■ **Written task**
Return the material word for word. Do not include the pictures.

■ **Material**
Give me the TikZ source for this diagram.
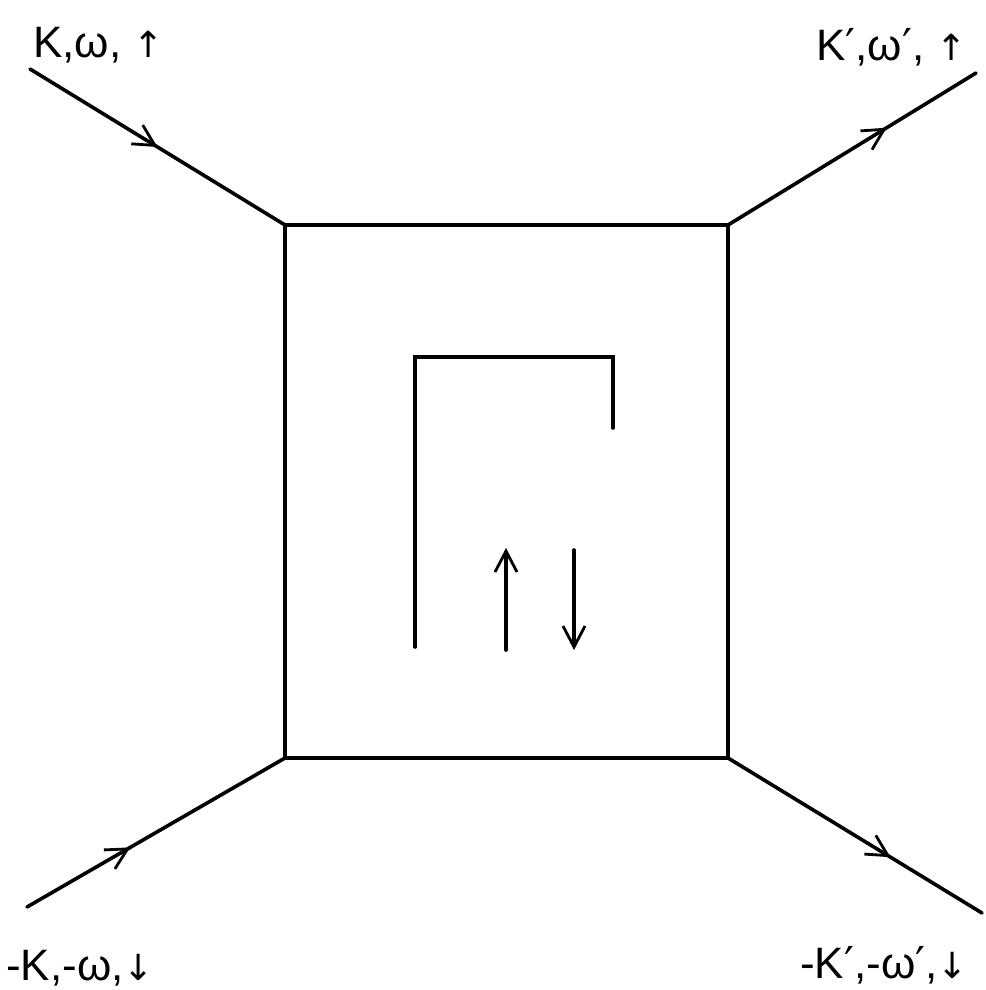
\documentclass[tikz,border=0pt]{standalone}
\usepackage{fontspec}
\setmainfont{Liberation Sans}
\newfontfamily\arrowfont{DejaVu Sans}
\usetikzlibrary{arrows.meta,decorations.markings}
\newcommand{\pr}{{\arrowfont ′}}
\newcommand{\upa}{{\arrowfont\fontsize{36}{40}\selectfont ↑}}
\newcommand{\dna}{{\arrowfont\fontsize{36}{40}\selectfont ↓}}
\tikzset{
  line/.style={line width=3.6pt, line cap=round, line join=miter},
  barb/.tip={Straight Barb[length=21pt,width=22pt,line width=2.8pt]},
  midarrow/.style={postaction={decorate}, decoration={markings,
    mark=at position #1 with {\arrow{barb}}}},
  lab/.style={anchor=base west, inner sep=0pt, font=\fontsize{44}{50}\selectfont},
}
\begin{document}
\begin{tikzpicture}[x=1pt,y=-1pt]
\useasboundingbox (0,0) rectangle (985,990);
% box corners
\coordinate (tl) at (285,225);
\coordinate (tr) at (728,225);
\coordinate (br) at (728,758);
\coordinate (bl) at (285,758);
% external ends
\coordinate (etl) at (30,69);
\coordinate (etr) at (976,73);
\coordinate (ebl) at (27,907);
\coordinate (ebr) at (982,913);
% inner bracket
\coordinate (ia) at (415,647);
\coordinate (ib) at (415,357);
\coordinate (ic) at (613,357);
\coordinate (id) at (613,428);
\coordinate (ua) at (506,650);
\coordinate (ub) at (506,548);
\coordinate (da) at (574,550);
\coordinate (db) at (574,650);

\draw[line] (tl) -- (tr) -- (br) -- (bl) -- cycle;
\draw[line, midarrow=0.50] (etl) -- (tl);
\draw[line, midarrow=0.64] (tr) -- (etr);
\draw[line, midarrow=0.40] (ebl) -- (bl);
\draw[line, midarrow=0.64] (br) -- (ebr);

\draw[line] (ia) -- (ib) -- (ic) -- (id);
\draw[line, -{barb}] (ua) -- (ub);
\draw[line, -{barb}] (da) -- (db);

\node[lab] (l1) at (33,58) {K,ω, \upa};
\node[lab] (l2) at (816,60) {K\pr,ω\pr, \upa};
\node[lab] (l3) at (6,980) {-K,-ω,\dna};
\node[lab] (l4) at (800,978) {-K\pr,-ω\pr,\dna};
\end{tikzpicture}
\end{document}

■ **Solution to this task**
Give me the TikZ source for this diagram.
\documentclass[tikz,border=0pt]{standalone}
\usepackage{fontspec}
\setmainfont{Liberation Sans}
\newfontfamily\arrowfont{DejaVu Sans}
\usetikzlibrary{arrows.meta,decorations.markings}
\newcommand{\pr}{{\arrowfont ′}}
\newcommand{\upa}{{\arrowfont\fontsize{36}{40}\selectfont ↑}}
\newcommand{\dna}{{\arrowfont\fontsize{36}{40}\selectfont ↓}}
\tikzset{
  line/.style={line width=3.6pt, line cap=round, line join=miter},
  barb/.tip={Straight Barb[length=21pt,width=22pt,line width=2.8pt]},
  midarrow/.style={postaction={decorate}, decoration={markings,
    mark=at position #1 with {\arrow{barb}}}},
  lab/.style={anchor=base west, inner sep=0pt, font=\fontsize{44}{50}\selectfont},
}
\begin{document}
\begin{tikzpicture}[x=1pt,y=-1pt]
\useasboundingbox (0,0) rectangle (985,990);
% box corners
\coordinate (tl) at (285,225);
\coordinate (tr) at (728,225);
\coordinate (br) at (728,758);
\coordinate (bl) at (285,758);
% external ends
\coordinate (etl) at (30,69);
\coordinate (etr) at (976,73);
\coordinate (ebl) at (27,907);
\coordinate (ebr) at (982,913);
% inner bracket
\coordinate (ia) at (415,647);
\coordinate (ib) at (415,357);
\coordinate (ic) at (613,357);
\coordinate (id) at (613,428);
\coordinate (ua) at (506,650);
\coordinate (ub) at (506,548);
\coordinate (da) at (574,550);
\coordinate (db) at (574,650);

\draw[line] (tl) -- (tr) -- (br) -- (bl) -- cycle;
\draw[line, midarrow=0.50] (etl) -- (tl);
\draw[line, midarrow=0.64] (tr) -- (etr);
\draw[line, midarrow=0.40] (ebl) -- (bl);
\draw[line, midarrow=0.64] (br) -- (ebr);

\draw[line] (ia) -- (ib) -- (ic) -- (id);
\draw[line, -{barb}] (ua) -- (ub);
\draw[line, -{barb}] (da) -- (db);

\node[lab] (l1) at (33,58) {K,ω, \upa};
\node[lab] (l2) at (816,60) {K\pr,ω\pr, \upa};
\node[lab] (l3) at (6,980) {-K,-ω,\dna};
\node[lab] (l4) at (800,978) {-K\pr,-ω\pr,\dna};
\end{tikzpicture}
\end{document}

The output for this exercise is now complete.